Given exercise:
From the data that follows, copy every line holding the string "size".

Given material:
---*---

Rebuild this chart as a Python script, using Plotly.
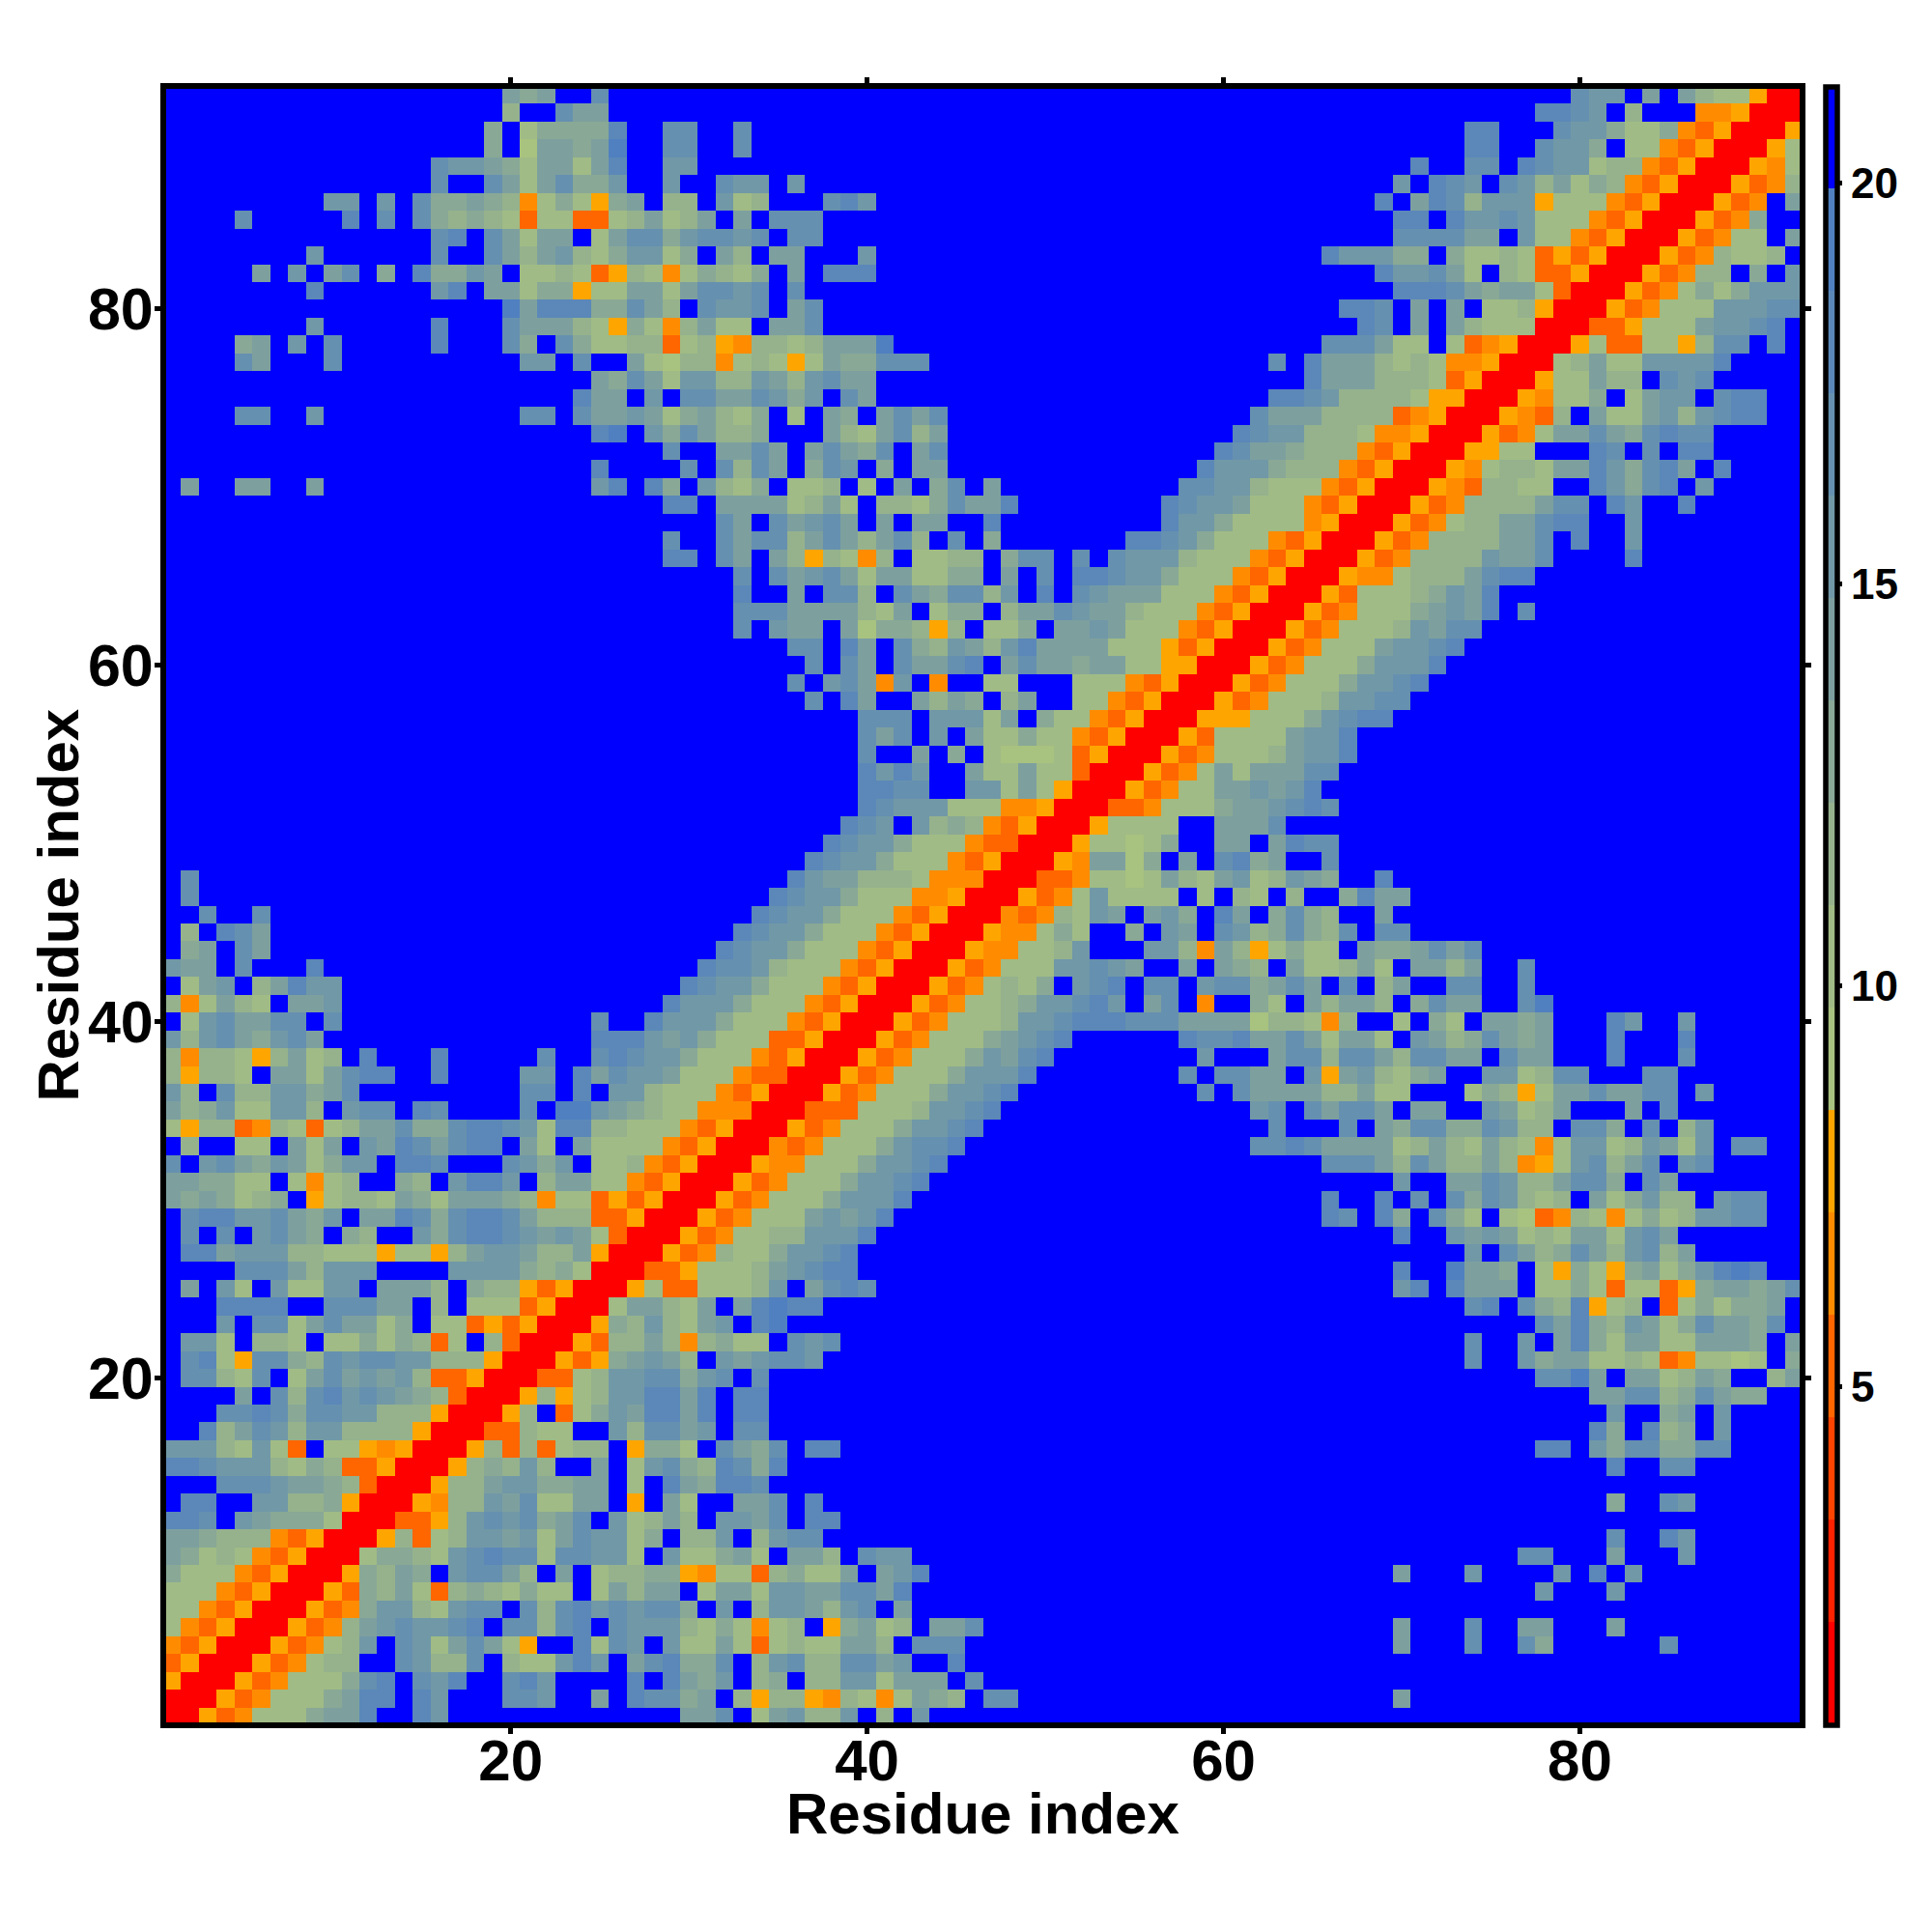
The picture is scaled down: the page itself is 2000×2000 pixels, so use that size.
import numpy as np
import plotly.graph_objects as go

residues = list(range(1, 93))
axis_ticks = [20, 40, 60, 80]
bar_ticks = [5, 10, 15, 20]
axis_title = "Residue index"
z_low = 0.79
z_high = 21.2
bin_colors = ["#FF0000", "#FF2200", "#FF4400", "#FF6600", "#FF8C00", "#FFA500",
              "#A8C280", "#A0BB85", "#95B28D", "#89A896", "#7DA09F", "#7198A7",
              "#6690AF", "#5B88B8", "#5080C0", "#0000FF"]

# Upper-left half of the symmetric map.
# "column:levels", one hex digit per cell (distance bin 0-f); omitted cells are bin f.
upper_rows = {
92: "20:a9a 25:c 80:cbbfafa877500",
91: "20:8 23:caa 78:ddcbf8fff44500",
90: "19:9f79999d 29:cc 33:c 74:dd 79:cbb977943500",
89: "19:9f6aa9ae 29:cc 33:c 74:dd 78:cbb9f7743500",
88: "16:cbba97aa7ad 29:bb 71:d 74:cc 77:dcbb78843500",
87: "16:c 19:ca7ac99b 29:b 32:cbb 36:b 70:b 72:dcb 76:cb8a79843500",
86: "10:bb 13:b 15:c99a98479759a 29:88 32:b78 38:cdb 69:d 71:adc8bbb577743500",
85: "5:c 11:d 13:c 15:c989873773378a78a 33:a 35:ccc 70:dd 73:dbbcb77743500",
84: "16:cd 19:ca7aa 25:7acc9bccbc 36:cc 70:ccccaafb7743500",
83: "9:b 16:c 19:ca8ab879bb79 32:a8 35:aa 40:b 66:dbbb99f97787353500",
82: "6:a 8:bfac 13:9 15:d99ba 21:77873587479879 36:a 38:ddd 69:dbbca7f8733500",
81: "9:d 16:bd 19:aa799577aa7accbc 36:c 70:dddca9aa7300",
80: "20:eaddd99ca8 31:cbbc 36:ac 67:ddc 71:a 73:a 75:778500",
79: "9:b 16:d 20:caaa8759748a77faac 68:dc 71:a 73:a877700",
78: "5:9a 8:b 10:c 16:d 20:c9fc97788378548878aaae 66:ccca77f734500",
77: "5:ca 10:c 21:bb 24:c 27:a7688478757a99ccc 63:c 65:daaa878744500",
76: "25:a9ca7bb88ba8bcaa 65:daaa88873500",
75: "24:daafbfccaacb9bfca 63:ddcb888875500",
74: "5:cc 9:b 21:cc 24:caaba79a879f7fa9facac 62:caaa888834500",
73: "25:de 28:b9ca889 38:a87ac8a 61:dcbb888744500",
72: "29:c 32:aacafaca9cfac 60:dcaa988843500",
71: "25:d 30:c 32:c8caf9cbf9faa 59:dbbb988843500",
70: "2:a 5:aa 9:a 25:bd 28:d9 31:b879f778f7faf9cfa 58:ccbb877743500",
69: "29:dd 32:aaaa78a7f8879caad 57:dcbba77743500",
68: "32:cafcabcafafaaffd 57:dbb977774500",
67: "29:c 32:cacc8aca8ac8fcf9 55:ddcb977743500",
66: "29:dd 32:cafa858748f7788f9ccfcfcbbb877743500",
65: "33:cfcabca7aa7799fafcfddcbb977743500",
64: "33:dffafcc8fca9cc8bfdfcbaaa77743500",
63: "33:cccaaaa87af799f8aacbaa877743500",
62: "33:cfbaafa699858f779faaba77743500",
61: "36:ccfdafc98ba8bdaaaa77753500",
60: "37:cfcafcaacdfacaa9aa775500",
59: "36:cfbca4bf4ff77fff77743500",
58: "37:cfdaffa8a9f8aff7743500",
57: "40:cccfbbb7af97743500",
56: "40:cacfbfa77977 43500",
55: "40:cffaf9f766673500",
54: "40:dbdbffa77a77300",
53: "40:ddccffbb7a7500",
52: "40:dcbbb77744500",
51: "39:dcbfb89843500",
50: "38:dcbb977743300",
49: "37:dcbb977743500",
48: "2:c 36:dbaa888744400",
47: "2:c 35:dcbb977744500",
46: "3:c 6:c 34:dcbb977743500",
45: "2:8fdca 33:dcbb977743500",
44: "2:9afca 32:dcbb977743500",
43: "1:baafc 9:d 31:dccb877743500",
42: "2:7abf8adbb 30:dcbb977743500",
41: "1:847a87faab 29:dbbb977743500",
40: "2:7bcaaccfc 25:c 28:dbbb977743500",
39: "1:b8bca9bca 25:dddbab977733500",
38: "1:8488758a78 12:d 16:d 22:c 25:cdcbb977743500",
37: "1:85887faa7acdd 16:d 21:bb 24:dacbba77743300",
36: "1:b8fc88bb9ac 21:cc 24:dfbb877743500",
35: "1:a89b77bb8fbccfdc 21:cfeeba9877444 00",
34: "1:75883487378aac99cddcb7dd8877743500",
33: "1:f8ff77fa7afbadcacddfa7fa777743500",
32: "1:cfbca9ba79bbfddcfffcb9bf77843500",
31: "1:aa9977f7478ff98fbddbf8aa7743500",
30: "1:a9a9789f57887a97aaa98477353500",
29: "1:fcddbbca9bfaadc9cddca888335 00",
28: "1:fcfcfbca9f98ffb9cddcbaba7300",
27: "1:fddabbb88777577 58abba88a500",
26: "1:ffffccca8bbbffffbbbb989700",
25: "1:fafb7fb77bbfaaa8f98853500",
24: "1:fffddddffcccaaf8f7773500",
23: "1:fffbfcc7acaa79f77353500",
22: "1:fbb7f887f77979837f8300",
21: "1:fcd75cc98cbccbb888500",
20: "1:fcc87cf7acabab833500",
19: "1:ffffafc8cdbcba98300",
18: "1:fffccdc9ccbb888500",
17: "1:ffd8acb8bb8888500",
16: "1:bbb87b73f7754500",
15: "1:ddcbbb879833500",
14: "1:fffcccbaa98300",
13: "1:fddffbb889500",
12: "1:ddcfba999700",
11: "1:aa988843500",
10: "1:a978743500",
9: "1:977743500",
8: "1:77743500",
7: "1:7743500",
6: "1:743500",
5: "1:43500",
4: "1:3500",
3: "1:500",
2: "1:00",
1: "1:0",
}

bin_width = (z_high - z_low) / 16
grid = np.full((92, 92), 15, dtype=int)
for row, text in upper_rows.items():
    start = None
    for part in text.split():
        if ":" in part:
            col, digits = part.split(":")
            start = int(col)
        else:
            digits = part
        for ch in digits:
            if start <= row:
                grid[row - 1, start - 1] = int(ch, 16)
                grid[start - 1, row - 1] = int(ch, 16)
            start += 1

distance = z_low + (grid + 0.5) * bin_width

colorscale = []
for i, c in enumerate(bin_colors):
    colorscale += [[i / 16, c], [(i + 1) / 16, c]]

W, H = 1990, 1990
L, T, SIDE = 164, 84, 1691
font_main = "Liberation Sans"

fig = go.Figure(go.Heatmap(
    x=residues, y=residues, z=distance, zmin=z_low, zmax=z_high,
    colorscale=colorscale,
    colorbar=dict(
        thicknessmode="pixels", thickness=12, lenmode="fraction", len=1.0032,
        x=1.0 + (1889.5 - 1863) / SIDE, xanchor="left", y=0.5, yanchor="middle",
        xpad=0, ypad=0, outlinecolor="black", outlinewidth=5.5,
        borderwidth=0, tickvals=bar_ticks, ticks="outside", ticklen=3, tickwidth=5,
        tickcolor="black",
        tickfont=dict(family=font_main, size=44, color="black", weight="bold"),
    ),
))
axis_common = dict(
    range=[0.66, 92.34], tickvals=axis_ticks, ticks="outside", ticklen=6, tickwidth=5,
    tickcolor="black", showline=True, linecolor="black", linewidth=6, mirror="ticks",
    showgrid=False, zeroline=False,
)
fig.update_xaxes(**axis_common, ticklabelstandoff=-24,
                 tickfont=dict(family=font_main, size=60, color="black", weight="bold"))
fig.update_yaxes(**axis_common, ticklabelstandoff=-11,
                 tickfont=dict(family=font_main, size=61, color="black", weight="bold"))
title_font = dict(family=font_main, size=60, color="black", weight="bold")
fig.add_annotation(text=axis_title, xref="paper", yref="paper", x=0.5, y=-0.0559,
                   xanchor="center", yanchor="middle", showarrow=False, font=title_font)
fig.add_annotation(text=axis_title, xref="paper", yref="paper", x=-0.0662, y=0.5,
                   xanchor="center", yanchor="middle", textangle=-90, showarrow=False,
                   font=title_font)
fig.update_layout(
    width=W, height=H, paper_bgcolor="white", plot_bgcolor="white",
    margin=dict(l=L, t=T, r=W - L - SIDE, b=H - T - SIDE, autoexpand=False),
)
fig.write_html("out.html")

---*---

Full solution:
The picture is scaled down: the page itself is 2000×2000 pixels, so use that size.
        tickfont=dict(family=font_main, size=44, color="black", weight="bold"),
                 tickfont=dict(family=font_main, size=60, color="black", weight="bold"))
                 tickfont=dict(family=font_main, size=61, color="black", weight="bold"))
title_font = dict(family=font_main, size=60, color="black", weight="bold")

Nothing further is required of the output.